Colter tweeted out his reaction following the ruling.
So proud of my teammates, Ramogi, lawyers, and supporters around the nation! This is a HUGE win for ALL college athletes! #APU— Kain Colter (@KainColter_2) March 26, 2014
Northwestern responded to the ruling with a statement of its own.
“Northwestern University is disappointed by today's ruling by the regional director of the National Labor Relations Board finding that Northwestern University's football players who receive grant-in-aid scholarships are employees and directing that a secret ballot election be held to determine whether the football players should be represented by the College Athletes Players Association for purposes of collective bargaining with Northwestern University.
“While we respect the NLRB process and the regional director's opinion, we disagree with it. Northwestern believes strongly that our student-athletes are not employees, but students.

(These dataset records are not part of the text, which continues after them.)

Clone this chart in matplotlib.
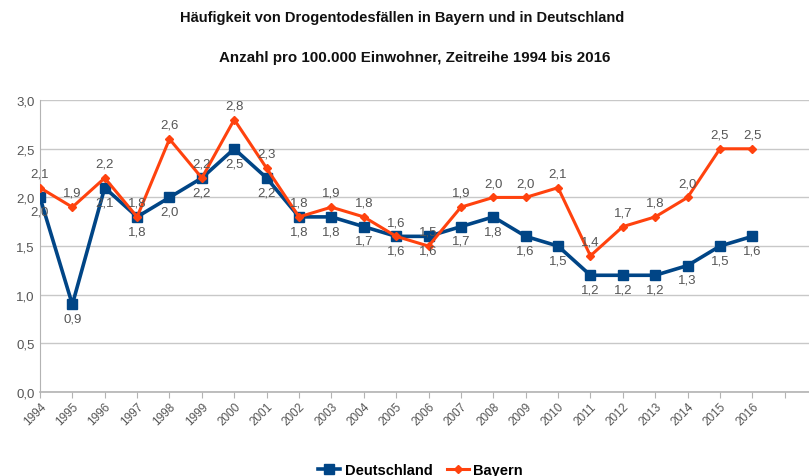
import matplotlib
matplotlib.use("Agg")
import matplotlib.pyplot as plt
from matplotlib.lines import Line2D

years = list(range(1994, 2017))
deutschland = [2.0, 0.9, 2.1, 1.8, 2.0, 2.2, 2.5, 2.2, 1.8, 1.8, 1.7, 1.6, 1.6,
               1.7, 1.8, 1.6, 1.5, 1.2, 1.2, 1.2, 1.3, 1.5, 1.6]
bayern = [2.1, 1.9, 2.2, 1.8, 2.6, 2.2, 2.8, 2.3, 1.8, 1.9, 1.8, 1.6, 1.5,
          1.9, 2.0, 2.0, 2.1, 1.4, 1.7, 1.8, 2.0, 2.5, 2.5]
yticks = [0.0, 0.5, 1.0, 1.5, 2.0, 2.5, 3.0]

title = "Häufigkeit von Drogentodesfällen in Bayern und in Deutschland"
subtitle = "Anzahl pro 100.000 Einwohner, Zeitreihe 1994 bis 2016"

c_de = "#004586"
c_by = "#ff420e"
gray = "#555555"

plt.rcParams['font.family'] = ['Liberation Sans', 'DejaVu Sans']

fig = plt.figure(figsize=(8.09, 4.77), dpi=100)
ax = fig.add_axes([0.0494, 0.176, 0.9506, 0.612])

ax.plot(years, deutschland, color=c_de, lw=2.6, marker='s', ms=7, zorder=3)
ax.plot(years, bayern, color=c_by, lw=2.2, marker='D', ms=4.5, zorder=4)

for x, y in zip(years, bayern):
    ax.annotate(f"{y:.1f}".replace('.', ','), (x, y), xytext=(0, 6),
                textcoords='offset points', ha='center', va='bottom',
                fontsize=9.5, color=gray, zorder=5)
for x, y in zip(years, deutschland):
    ax.annotate(f"{y:.1f}".replace('.', ','), (x, y), xytext=(0, -6),
                textcoords='offset points', ha='center', va='top',
                fontsize=9.5, color=gray, zorder=5)

ax.set_ylim(0, 3.0)
ax.set_xlim(1994, 2017.75)
ax.set_yticks(yticks)
ax.set_yticklabels([f"{v:.1f}".replace('.', ',') for v in yticks],
                   fontsize=9.5, color=gray)
ax.set_xticks(list(range(1994, 2018)))
ax.set_xticklabels([str(y) for y in years] + [""], rotation=45, ha='right',
                   rotation_mode='anchor', fontsize=8.5, color=gray)
ax.grid(axis='y', color='#c8c8c8', lw=1)
ax.set_axisbelow(True)
for s in ['top', 'right']:
    ax.spines[s].set_visible(False)
ax.spines['left'].set_color('#b3b3b3')
ax.spines['bottom'].set_color('#b3b3b3')
ax.spines['bottom'].set_linewidth(1.2)
ax.tick_params(axis='y', length=0, pad=4)
ax.tick_params(axis='x', length=4, color='#b3b3b3', pad=2)

fig.text(0.497, 0.962, title, ha='center', va='center', fontsize=10.5,
         fontweight='bold', color='#111111')
fig.text(0.512, 0.878, subtitle, ha='center', va='center', fontsize=10.9,
         fontweight='bold', color='#111111')

handles = [Line2D([], [], color=c_de, lw=2.6, marker='s', ms=7),
           Line2D([], [], color=c_by, lw=2.2, marker='D', ms=4.5)]
fig.legend(handles, ["Deutschland", "Bayern"], loc='lower center',
           bbox_to_anchor=(0.52, -0.03), ncol=2, frameon=False,
           prop={'weight': 'bold', 'size': 10.5}, handlelength=1.5,
           handletextpad=0.3, columnspacing=1.0)

fig.savefig("out.png", dpi=100)
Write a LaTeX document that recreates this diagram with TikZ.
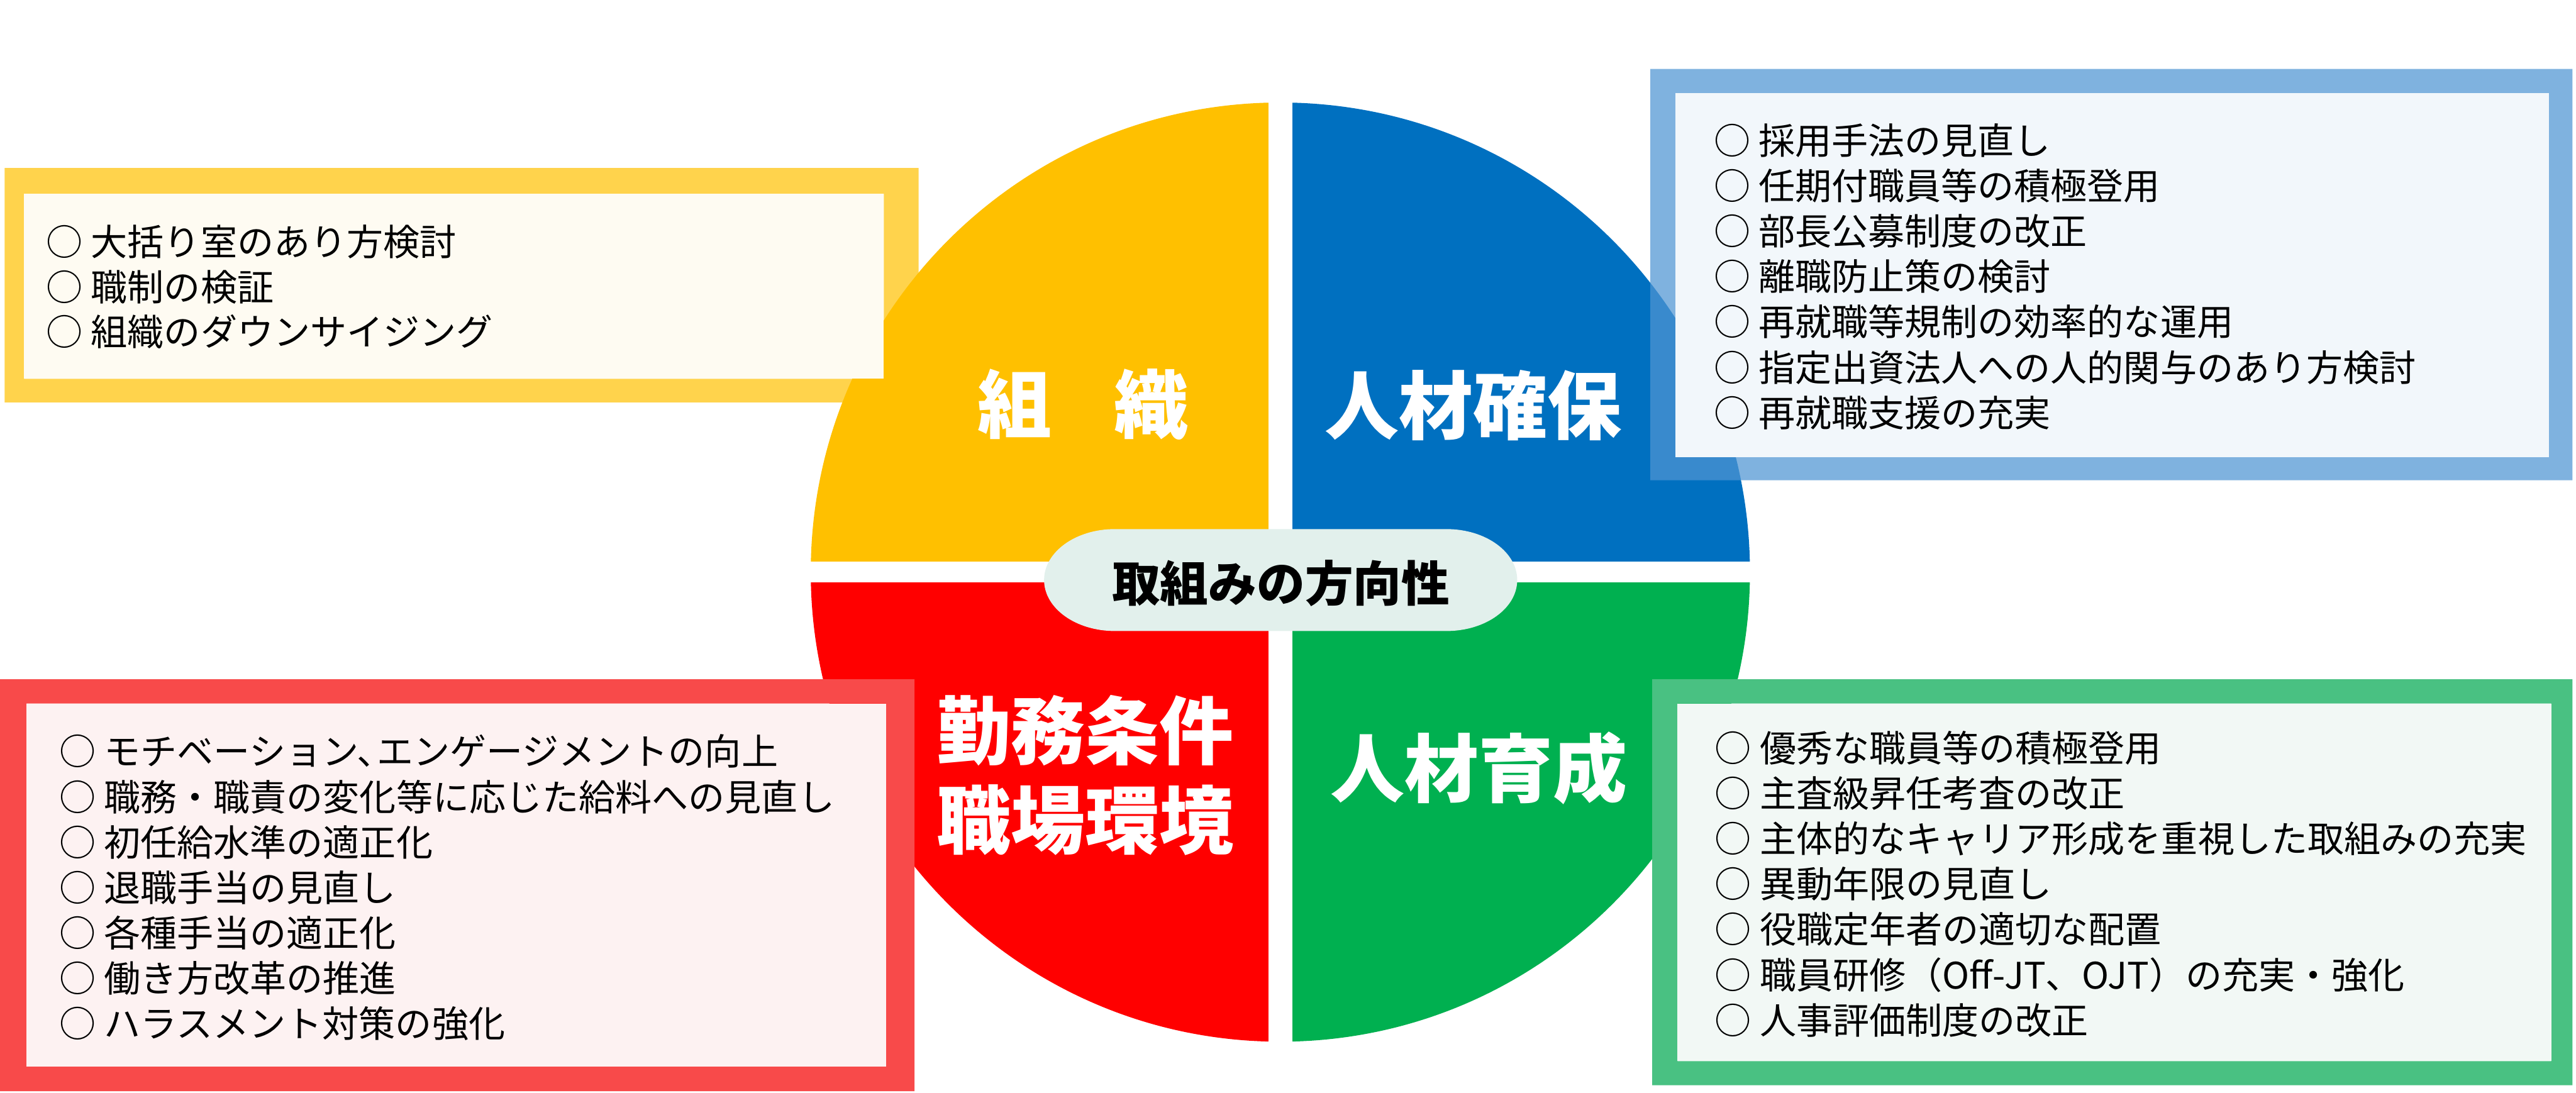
\documentclass[tikz,border=0pt]{standalone}
\usepackage{fontspec}
\newfontfamily\jpfont{Noto Sans CJK JP}
\definecolor{qyellow}{HTML}{FFC000}
\definecolor{qblue}{HTML}{0070C0}
\definecolor{qred}{HTML}{FF0000}
\definecolor{qgreen}{HTML}{00B050}
\definecolor{fblue}{RGB}{79,149,211}
\definecolor{fred}{HTML}{F84A4A}
\definecolor{fgreen}{HTML}{49C182}
\definecolor{iyellow}{HTML}{FEFBF2}
\definecolor{iblue}{HTML}{F2F7FB}
\definecolor{ired}{HTML}{FDF2F2}
\definecolor{igreen}{HTML}{F2F8F5}
\definecolor{pillc}{HTML}{E2F0EC}

\begin{document}
\begin{tikzpicture}[x=0.1mm,y=-0.1mm,
  item/.style={anchor=west,inner sep=0pt,text height=14.5pt,text depth=2pt,
    font=\jpfont\fontsize{17.64pt}{21pt}\selectfont},
  head/.style={inner sep=0pt,text=white,align=center,
    font=\jpfont\bfseries\fontsize{35.85pt}{43.2pt}\selectfont}]
\useasboundingbox (0,0) rectangle (4372,1855);

\begin{scope}
\clip (2173,971) circle[radius=79.7mm];
\fill[qyellow] (1300,100) rectangle (2153,953);
\fill[qblue] (2193,100) rectangle (3000,953);
\fill[qred] (1300,988) rectangle (2153,1850);
\fill[qgreen] (2193,988) rectangle (3000,1850);
\end{scope}

\fill[qyellow,opacity=0.7,even odd rule] (8,285) rectangle (1559,683) (41,329) rectangle (1500,643);
\fill[iyellow] (41,329) rectangle (1500,643);
\fill[fblue,opacity=0.73,even odd rule] (2801,117) rectangle (4366,815) (2844,158) rectangle (4326,776);
\fill[iblue] (2844,158) rectangle (4326,776);
\fill[fred,even odd rule] (0,1153) rectangle (1552,1852) (45,1194) rectangle (1504,1810);
\fill[ired] (45,1194) rectangle (1504,1810);
\fill[fgreen,even odd rule] (2804,1153) rectangle (4366,1842) (2847,1194) rectangle (4330,1801);
\fill[igreen] (2847,1194) rectangle (4330,1801);

\fill[pillc] (1892,898) -- (2455,898) arc[start angle=90,end angle=-90,x radius=12mm,y radius=8.65mm]
  -- (1892,1071) arc[start angle=270,end angle=90,x radius=12mm,y radius=8.65mm] -- cycle;
\node[inner sep=0pt,font=\jpfont\bfseries\fontsize{23.3pt}{28pt}\selectfont] (dir) at (2174,990) {取組みの方向性};

\node[head] (soshiki) at (1838,686) {組\hspace{0.84em}織};
\node[head] (kakuho) at (2500,688) {人材確保};
\node[head] (kinmu) at (1842,1316) {勤務条件\\職場環境};
\node[head] (ikusei) at (2510,1304) {人材育成};

\foreach \t [count=\i from 0] in {大括り室のあり方検討,職制の検証,組織のダウンサイジング}
  \node[item] (y\i) at (78,{412+76.5*\i}) {○ \t};

\foreach \t [count=\i from 0] in {採用手法の見直し,任期付職員等の積極登用,部長公募制度の改正,離職防止策の検討,
  再就職等規制の効率的な運用,指定出資法人への人的関与のあり方検討,再就職支援の充実}
  \node[item] (b\i) at (2908,{240+77*\i}) {○ \t};

\foreach \t [count=\i from 0] in {モチベーション、\kern-0.45em エンゲージメントの向上,職務・職責の変化等に応じた給料への見直し,
  初任給水準の適正化,退職手当の見直し,各種手当の適正化,働き方改革の推進,ハラスメント対策の強化}
  \node[item] (r\i) at (100,{1277+77*\i}) {○ \t};

\foreach \t [count=\i from 0] in {優秀な職員等の積極登用,主査級昇任考査の改正,主体的なキャリア形成を重視した取組みの充実,
  異動年限の見直し,役職定年者の適切な配置,職員研修（Off-JT、OJT）の充実・強化,人事評価制度の改正}
  \node[item] (g\i) at (2910,{1271+77*\i}) {○ \t};
\end{tikzpicture}
\end{document}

Unionization and collective bargaining are not the appropriate methods to address the concerns raised by student-athletes.
“Northwestern plans to appeal today's decision to the full National Labor Relations Board in Washington, D.C. The University will continue to explore all of its legal options in regard to this issue.
“Northwestern considers its students who participate in NCAA Division I sports, including those who receive athletic scholarships, to be students, first and foremost. We believe that participation in athletic events is part of the overall educational experience for those students, not a separate activity.”